In the mid- to late-1960s, Dr. Barry hoped to train graduate students, but felt constrained by the UK’s limited research funding. In 1968, he accepted a post in the United States at the University of Colorado Boulder as an assistant professor at the Institute of Arctic and Alpine Research (INSTAAR). When the university assumed control of a World Data Center (WDC) for Glaciology in 1976, Dr. Barry became the center’s director.
The center started small, but grew quickly under Dr. Barry’s leadership. At first, the WDC consisted of a library, a glacier photo collection, and a small staff. In 1980, the WDC became part of the Cooperative Institute for Research in Environmental Sciences (CIRES), which is a partnership between the National Oceanic and Atmospheric Administration (NOAA) and the University of Colorado Boulder. In 1982, NOAA designated NSIDC as coexistent with the WDC, and the center adopted the NSIDC name.
In 1993, NSIDC became the location of a NASA Earth Observing System Data and Information System (EOSDIS) Distributed Active Archive Center (DAAC). NASA's NSIDC DAAC provides data and information on snow, sea ice, glaciers, ice sheets, ice shelves, frozen ground, soil moisture, cryosphere, and climate interactions, in support of research in global change detection, model validation, and water resource management.
Along with training and recruiting a dedicated staff at NSIDC, Dr. Barry also fostered international collaboration. Between 1986 and 2005, several Russian scientists visited NSIDC for extended stays and research, and Dr. Barry’s visits to Russia in the 1990s paved the way for multiple U.S./Russian data-rescue efforts. Meanwhile, one of Dr. Barry’s visits to China helped facilitate China’s establishment of its own WDC for Glaciology.
At NSIDC, Dr. Barry contributed to the Intergovernmental Panel on Climate Change (IPCC) assessments in 1990, 1995, and 2001. He served as a review editor for IPCC Working Groups 1 and 2 in 2007, an effort that contributed to the IPCC being awarded the 2007 Nobel Peace Prize.
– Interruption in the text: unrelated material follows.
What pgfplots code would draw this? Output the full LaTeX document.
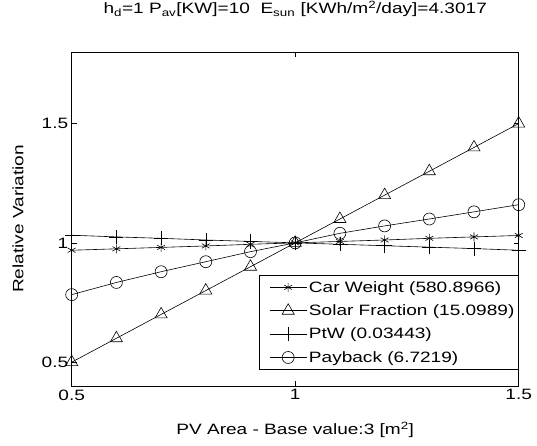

Other honors for Dr. Barry include Lifetime Career Awards from the Climate and Mountain Specialty groups of the Association of American Geographers, a Fellowship from the American Geophysical Union, the Goldthwait Polar Medal from the Byrd Polar Research Center, the Founder’s Medal from London’s Royal Geographic Society, the Humboldt Prize from the Bavarian Academy of Sciences, a J.S. Guggenheim Memorial Fellowship, and designation as a Distinguished Professor of Geography by the University of Colorado Board of Regents.